**EXERCISE INSTRUCTIONS**
Pictures excluded, return the lines below from the first through the line holding "69.0, 59.8, 50.5, 50.0, 45.6, 41.6, 40.6];".

**DATA EXTRACT**
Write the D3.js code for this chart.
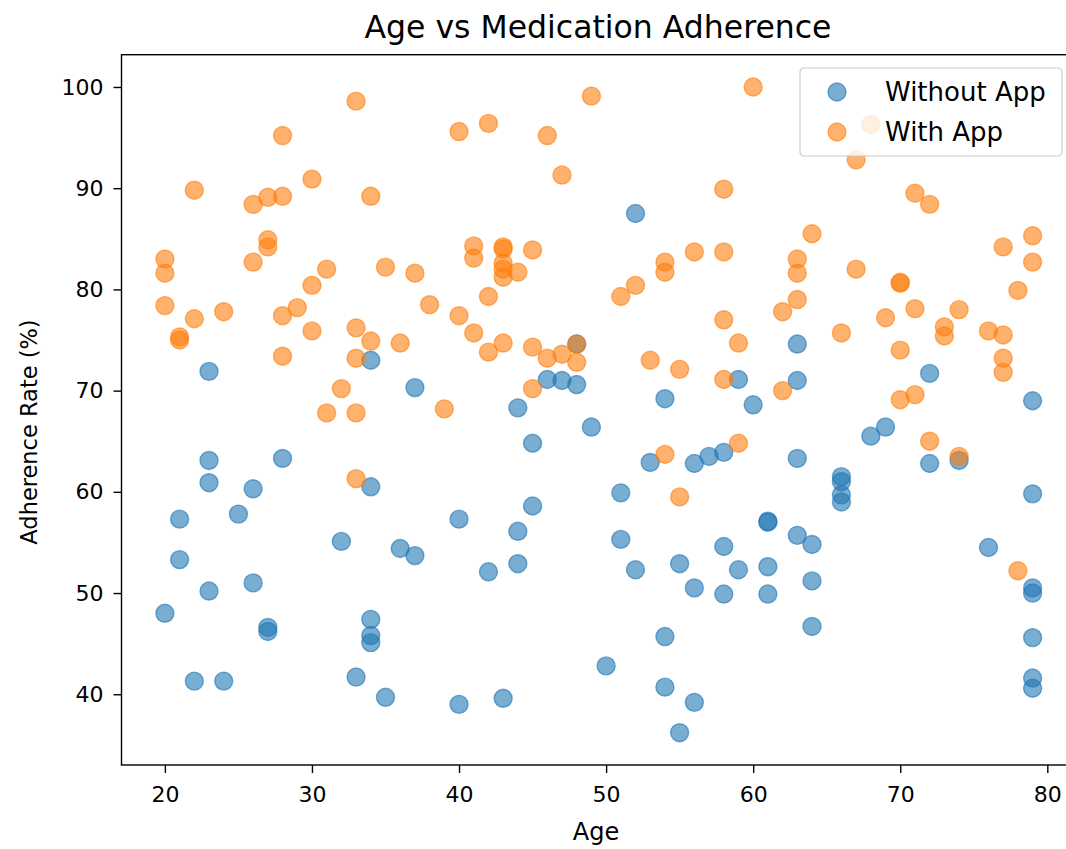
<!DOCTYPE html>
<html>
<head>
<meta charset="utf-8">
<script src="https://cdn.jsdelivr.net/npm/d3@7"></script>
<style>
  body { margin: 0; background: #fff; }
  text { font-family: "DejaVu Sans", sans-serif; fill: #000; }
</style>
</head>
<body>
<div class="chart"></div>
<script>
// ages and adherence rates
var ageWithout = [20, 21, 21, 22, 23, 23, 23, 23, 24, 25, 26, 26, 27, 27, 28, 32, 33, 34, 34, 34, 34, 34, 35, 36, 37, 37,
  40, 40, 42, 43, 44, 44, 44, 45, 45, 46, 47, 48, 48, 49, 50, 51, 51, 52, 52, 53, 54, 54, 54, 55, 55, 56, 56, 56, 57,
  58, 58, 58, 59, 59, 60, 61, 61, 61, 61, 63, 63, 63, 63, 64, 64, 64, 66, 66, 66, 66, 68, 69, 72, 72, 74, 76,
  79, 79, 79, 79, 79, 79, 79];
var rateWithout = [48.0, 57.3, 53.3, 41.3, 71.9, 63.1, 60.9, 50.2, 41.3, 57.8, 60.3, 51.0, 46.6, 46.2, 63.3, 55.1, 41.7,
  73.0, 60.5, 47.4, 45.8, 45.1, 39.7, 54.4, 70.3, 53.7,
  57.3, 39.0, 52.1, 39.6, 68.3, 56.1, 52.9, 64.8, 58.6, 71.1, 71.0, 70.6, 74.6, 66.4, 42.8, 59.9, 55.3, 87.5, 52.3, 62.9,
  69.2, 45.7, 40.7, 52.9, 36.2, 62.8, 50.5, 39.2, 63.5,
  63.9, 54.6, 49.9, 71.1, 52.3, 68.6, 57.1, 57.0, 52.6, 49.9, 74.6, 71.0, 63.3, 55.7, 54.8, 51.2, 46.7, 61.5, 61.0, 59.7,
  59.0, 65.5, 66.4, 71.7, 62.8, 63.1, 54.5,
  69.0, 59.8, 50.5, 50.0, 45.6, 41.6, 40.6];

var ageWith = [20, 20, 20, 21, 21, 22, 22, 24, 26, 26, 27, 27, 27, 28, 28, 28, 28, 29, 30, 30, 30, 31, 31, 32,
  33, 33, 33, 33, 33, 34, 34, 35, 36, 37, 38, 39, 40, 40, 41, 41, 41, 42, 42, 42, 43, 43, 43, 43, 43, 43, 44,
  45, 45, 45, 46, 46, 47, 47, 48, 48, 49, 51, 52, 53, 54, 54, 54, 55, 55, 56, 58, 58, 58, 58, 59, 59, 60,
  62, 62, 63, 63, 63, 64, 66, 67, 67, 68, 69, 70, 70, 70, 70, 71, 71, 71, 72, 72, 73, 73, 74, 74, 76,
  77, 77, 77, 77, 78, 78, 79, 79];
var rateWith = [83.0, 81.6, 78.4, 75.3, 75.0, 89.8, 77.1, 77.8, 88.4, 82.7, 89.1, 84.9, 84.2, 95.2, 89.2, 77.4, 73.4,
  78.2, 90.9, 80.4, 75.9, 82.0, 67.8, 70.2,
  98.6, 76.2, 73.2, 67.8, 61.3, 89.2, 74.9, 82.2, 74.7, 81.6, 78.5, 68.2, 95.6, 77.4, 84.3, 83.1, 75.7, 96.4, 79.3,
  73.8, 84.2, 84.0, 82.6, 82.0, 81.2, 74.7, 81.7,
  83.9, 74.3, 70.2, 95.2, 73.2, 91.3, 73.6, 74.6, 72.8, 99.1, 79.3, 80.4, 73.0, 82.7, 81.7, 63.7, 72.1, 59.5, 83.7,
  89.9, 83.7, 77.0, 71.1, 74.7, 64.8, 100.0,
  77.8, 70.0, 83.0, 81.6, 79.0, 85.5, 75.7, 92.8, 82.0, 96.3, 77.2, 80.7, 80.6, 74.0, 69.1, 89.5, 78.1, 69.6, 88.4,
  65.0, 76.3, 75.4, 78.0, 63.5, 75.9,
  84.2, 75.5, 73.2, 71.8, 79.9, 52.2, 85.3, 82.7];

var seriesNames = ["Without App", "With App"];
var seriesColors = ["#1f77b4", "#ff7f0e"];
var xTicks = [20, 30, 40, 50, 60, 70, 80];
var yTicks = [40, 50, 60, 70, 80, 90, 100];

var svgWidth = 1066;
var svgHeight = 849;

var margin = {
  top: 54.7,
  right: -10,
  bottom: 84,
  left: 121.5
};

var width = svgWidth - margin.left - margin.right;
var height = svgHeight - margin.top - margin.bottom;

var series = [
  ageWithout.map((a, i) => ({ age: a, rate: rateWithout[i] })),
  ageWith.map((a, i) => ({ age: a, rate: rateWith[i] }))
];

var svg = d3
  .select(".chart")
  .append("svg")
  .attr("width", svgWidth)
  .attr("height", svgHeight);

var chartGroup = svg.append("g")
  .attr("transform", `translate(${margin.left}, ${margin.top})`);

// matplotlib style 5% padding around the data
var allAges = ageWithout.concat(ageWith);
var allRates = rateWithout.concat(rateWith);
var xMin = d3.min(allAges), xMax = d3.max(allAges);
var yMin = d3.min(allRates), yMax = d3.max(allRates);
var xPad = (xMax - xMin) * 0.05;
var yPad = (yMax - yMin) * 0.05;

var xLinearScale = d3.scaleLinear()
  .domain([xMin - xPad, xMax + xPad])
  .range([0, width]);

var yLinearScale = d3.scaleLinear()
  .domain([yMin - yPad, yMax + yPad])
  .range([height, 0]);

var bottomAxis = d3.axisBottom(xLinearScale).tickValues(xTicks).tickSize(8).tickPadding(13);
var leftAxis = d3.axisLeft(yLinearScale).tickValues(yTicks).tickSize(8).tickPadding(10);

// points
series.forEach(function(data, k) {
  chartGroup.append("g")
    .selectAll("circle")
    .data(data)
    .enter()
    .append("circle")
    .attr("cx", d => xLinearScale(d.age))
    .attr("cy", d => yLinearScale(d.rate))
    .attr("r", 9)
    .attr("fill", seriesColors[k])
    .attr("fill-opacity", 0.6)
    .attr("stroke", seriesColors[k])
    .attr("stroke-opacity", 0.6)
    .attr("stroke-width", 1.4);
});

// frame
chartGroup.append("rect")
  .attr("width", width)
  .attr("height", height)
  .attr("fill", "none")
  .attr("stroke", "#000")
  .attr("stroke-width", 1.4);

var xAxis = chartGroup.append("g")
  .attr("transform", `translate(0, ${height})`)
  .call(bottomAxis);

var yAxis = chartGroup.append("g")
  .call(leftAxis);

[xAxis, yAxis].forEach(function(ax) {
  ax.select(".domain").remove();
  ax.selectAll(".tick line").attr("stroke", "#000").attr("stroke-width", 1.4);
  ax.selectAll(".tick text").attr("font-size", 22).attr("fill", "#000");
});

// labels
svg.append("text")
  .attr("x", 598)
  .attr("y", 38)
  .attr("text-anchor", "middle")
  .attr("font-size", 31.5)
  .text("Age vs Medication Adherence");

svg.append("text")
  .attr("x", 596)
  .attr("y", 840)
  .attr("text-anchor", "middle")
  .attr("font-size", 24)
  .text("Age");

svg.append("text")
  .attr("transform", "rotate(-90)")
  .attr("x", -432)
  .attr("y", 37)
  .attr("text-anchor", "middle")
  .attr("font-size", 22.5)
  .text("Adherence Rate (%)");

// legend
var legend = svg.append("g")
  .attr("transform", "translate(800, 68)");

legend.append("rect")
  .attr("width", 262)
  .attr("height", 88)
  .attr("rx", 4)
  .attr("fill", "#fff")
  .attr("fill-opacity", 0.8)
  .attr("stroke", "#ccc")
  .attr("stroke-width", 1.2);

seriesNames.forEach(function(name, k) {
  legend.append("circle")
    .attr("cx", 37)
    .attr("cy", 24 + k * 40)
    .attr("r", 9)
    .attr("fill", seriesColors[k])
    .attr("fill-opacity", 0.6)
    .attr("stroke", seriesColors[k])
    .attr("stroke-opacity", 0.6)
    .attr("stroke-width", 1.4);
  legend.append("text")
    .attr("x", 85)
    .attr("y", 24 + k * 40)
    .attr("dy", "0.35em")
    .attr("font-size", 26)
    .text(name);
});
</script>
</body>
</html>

**CORRECT ANSWER**
Write the D3.js code for this chart.
<!DOCTYPE html>
<html>
<head>
<meta charset="utf-8">
<script src="https://cdn.jsdelivr.net/npm/d3@7"></script>
<style>
  body { margin: 0; background: #fff; }
  text { font-family: "DejaVu Sans", sans-serif; fill: #000; }
</style>
</head>
<body>
<div class="chart"></div>
<script>
// ages and adherence rates
var ageWithout = [20, 21, 21, 22, 23, 23, 23, 23, 24, 25, 26, 26, 27, 27, 28, 32, 33, 34, 34, 34, 34, 34, 35, 36, 37, 37,
  40, 40, 42, 43, 44, 44, 44, 45, 45, 46, 47, 48, 48, 49, 50, 51, 51, 52, 52, 53, 54, 54, 54, 55, 55, 56, 56, 56, 57,
  58, 58, 58, 59, 59, 60, 61, 61, 61, 61, 63, 63, 63, 63, 64, 64, 64, 66, 66, 66, 66, 68, 69, 72, 72, 74, 76,
  79, 79, 79, 79, 79, 79, 79];
var rateWithout = [48.0, 57.3, 53.3, 41.3, 71.9, 63.1, 60.9, 50.2, 41.3, 57.8, 60.3, 51.0, 46.6, 46.2, 63.3, 55.1, 41.7,
  73.0, 60.5, 47.4, 45.8, 45.1, 39.7, 54.4, 70.3, 53.7,
  57.3, 39.0, 52.1, 39.6, 68.3, 56.1, 52.9, 64.8, 58.6, 71.1, 71.0, 70.6, 74.6, 66.4, 42.8, 59.9, 55.3, 87.5, 52.3, 62.9,
  69.2, 45.7, 40.7, 52.9, 36.2, 62.8, 50.5, 39.2, 63.5,
  63.9, 54.6, 49.9, 71.1, 52.3, 68.6, 57.1, 57.0, 52.6, 49.9, 74.6, 71.0, 63.3, 55.7, 54.8, 51.2, 46.7, 61.5, 61.0, 59.7,
  59.0, 65.5, 66.4, 71.7, 62.8, 63.1, 54.5,
  69.0, 59.8, 50.5, 50.0, 45.6, 41.6, 40.6];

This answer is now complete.